§ **Data segment**:

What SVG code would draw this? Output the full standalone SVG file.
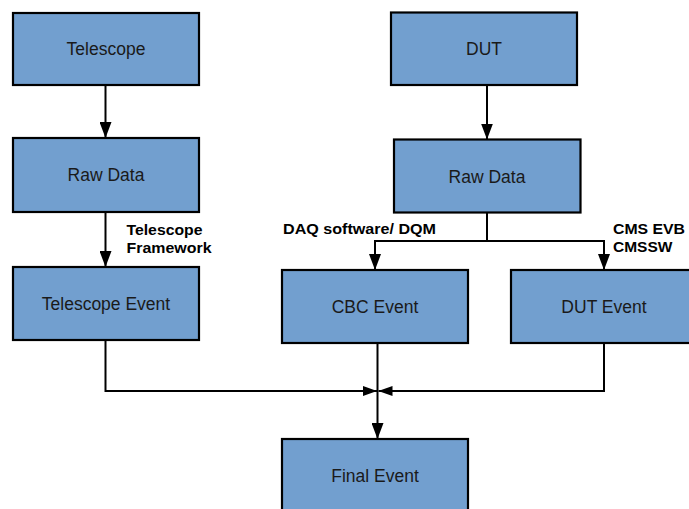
<svg xmlns="http://www.w3.org/2000/svg" width="689" height="509" viewBox="0 0 689 509">
<style>
.box{fill:#729fcf;stroke:#000;stroke-width:2.2}
.t{font-family:"Liberation Sans",Arial,sans-serif;font-size:17.5px;fill:#1a1a1a;text-anchor:middle}
.lb{font-family:"Liberation Sans",Arial,sans-serif;font-size:15.5px;font-weight:bold;fill:#000}
.c{fill:none;stroke:#000;stroke-width:2}
</style>
<defs>
<marker id="ah" markerUnits="userSpaceOnUse" markerWidth="16" markerHeight="12" viewBox="0 0 16 12" refX="16" refY="6" orient="auto">
<path d="M0,0 L16,6 L0,12 Z" fill="#000"/>
</marker>
<marker id="ahs" markerUnits="userSpaceOnUse" markerWidth="14" markerHeight="10" viewBox="0 0 14 10" refX="14" refY="5" orient="auto">
<path d="M0,0 L14,5 L0,10 Z" fill="#000"/>
</marker>
</defs>
<g id="connectors">
<path class="c" d="M105.5,85 V138" marker-end="url(#ah)"/>
<path class="c" d="M105.5,212 V267" marker-end="url(#ah)"/>
<path class="c" d="M487,85 V139.5" marker-end="url(#ah)"/>
<path class="c" d="M487,212.5 V241 H375 V270" marker-end="url(#ah)"/>
<path class="c" d="M487,241 H604 V270" marker-end="url(#ah)"/>
<path class="c" d="M105.5,340 V391 H377" marker-end="url(#ahs)"/>
<path class="c" d="M604,343 V391 H378.5" marker-end="url(#ahs)"/>
<path class="c" d="M377.5,343 V439" marker-end="url(#ah)"/>
</g>
<g id="telescope"><rect class="box" x="13" y="13" width="186" height="72"/><text class="t" x="106" y="55">Telescope</text></g>
<g id="rawdata-left"><rect class="box" x="13" y="138" width="186" height="74"/><text class="t" x="106" y="181">Raw Data</text></g>
<g id="telescope-event"><rect class="box" x="13" y="267" width="186" height="73"/><text class="t" x="106" y="310">Telescope Event</text></g>
<g id="dut"><rect class="box" x="391" y="12.5" width="186" height="72.5"/><text class="t" x="484" y="55">DUT</text></g>
<g id="rawdata-right"><rect class="box" x="394" y="139.5" width="186.5" height="73"/><text class="t" x="487" y="183">Raw Data</text></g>
<g id="cbc-event"><rect class="box" x="282" y="270" width="186" height="73"/><text class="t" x="375" y="313">CBC Event</text></g>
<g id="dut-event"><rect class="box" x="511" y="270" width="186" height="73"/><text class="t" x="604" y="313">DUT Event</text></g>
<g id="final-event"><rect class="box" x="282" y="439" width="186" height="73"/><text class="t" x="375" y="482">Final Event</text></g>
<g id="labels">
<text class="lb" x="126.5" y="235" textLength="76" lengthAdjust="spacingAndGlyphs">Telescope</text>
<text class="lb" x="126.5" y="252.5" textLength="85" lengthAdjust="spacingAndGlyphs">Framework</text>
<text class="lb" x="283" y="234" textLength="153" lengthAdjust="spacingAndGlyphs">DAQ software/ DQM</text>
<text class="lb" x="613" y="234" textLength="72" lengthAdjust="spacingAndGlyphs">CMS EVB</text>
<text class="lb" x="613" y="252">CMSSW</text>
</g>
</svg>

§ **Set task**: Copy every line of the data word for word, omitting the images.

§ **Solution to this problem**:
What SVG code would draw this? Output the full standalone SVG file.
<svg xmlns="http://www.w3.org/2000/svg" width="689" height="509" viewBox="0 0 689 509">
<style>
.box{fill:#729fcf;stroke:#000;stroke-width:2.2}
.t{font-family:"Liberation Sans",Arial,sans-serif;font-size:17.5px;fill:#1a1a1a;text-anchor:middle}
.lb{font-family:"Liberation Sans",Arial,sans-serif;font-size:15.5px;font-weight:bold;fill:#000}
.c{fill:none;stroke:#000;stroke-width:2}
</style>
<defs>
<marker id="ah" markerUnits="userSpaceOnUse" markerWidth="16" markerHeight="12" viewBox="0 0 16 12" refX="16" refY="6" orient="auto">
<path d="M0,0 L16,6 L0,12 Z" fill="#000"/>
</marker>
<marker id="ahs" markerUnits="userSpaceOnUse" markerWidth="14" markerHeight="10" viewBox="0 0 14 10" refX="14" refY="5" orient="auto">
<path d="M0,0 L14,5 L0,10 Z" fill="#000"/>
</marker>
</defs>
<g id="connectors">
<path class="c" d="M105.5,85 V138" marker-end="url(#ah)"/>
<path class="c" d="M105.5,212 V267" marker-end="url(#ah)"/>
<path class="c" d="M487,85 V139.5" marker-end="url(#ah)"/>
<path class="c" d="M487,212.5 V241 H375 V270" marker-end="url(#ah)"/>
<path class="c" d="M487,241 H604 V270" marker-end="url(#ah)"/>
<path class="c" d="M105.5,340 V391 H377" marker-end="url(#ahs)"/>
<path class="c" d="M604,343 V391 H378.5" marker-end="url(#ahs)"/>
<path class="c" d="M377.5,343 V439" marker-end="url(#ah)"/>
</g>
<g id="telescope"><rect class="box" x="13" y="13" width="186" height="72"/><text class="t" x="106" y="55">Telescope</text></g>
<g id="rawdata-left"><rect class="box" x="13" y="138" width="186" height="74"/><text class="t" x="106" y="181">Raw Data</text></g>
<g id="telescope-event"><rect class="box" x="13" y="267" width="186" height="73"/><text class="t" x="106" y="310">Telescope Event</text></g>
<g id="dut"><rect class="box" x="391" y="12.5" width="186" height="72.5"/><text class="t" x="484" y="55">DUT</text></g>
<g id="rawdata-right"><rect class="box" x="394" y="139.5" width="186.5" height="73"/><text class="t" x="487" y="183">Raw Data</text></g>
<g id="cbc-event"><rect class="box" x="282" y="270" width="186" height="73"/><text class="t" x="375" y="313">CBC Event</text></g>
<g id="dut-event"><rect class="box" x="511" y="270" width="186" height="73"/><text class="t" x="604" y="313">DUT Event</text></g>
<g id="final-event"><rect class="box" x="282" y="439" width="186" height="73"/><text class="t" x="375" y="482">Final Event</text></g>
<g id="labels">
<text class="lb" x="126.5" y="235" textLength="76" lengthAdjust="spacingAndGlyphs">Telescope</text>
<text class="lb" x="126.5" y="252.5" textLength="85" lengthAdjust="spacingAndGlyphs">Framework</text>
<text class="lb" x="283" y="234" textLength="153" lengthAdjust="spacingAndGlyphs">DAQ software/ DQM</text>
<text class="lb" x="613" y="234" textLength="72" lengthAdjust="spacingAndGlyphs">CMS EVB</text>
<text class="lb" x="613" y="252">CMSSW</text>
</g>
</svg>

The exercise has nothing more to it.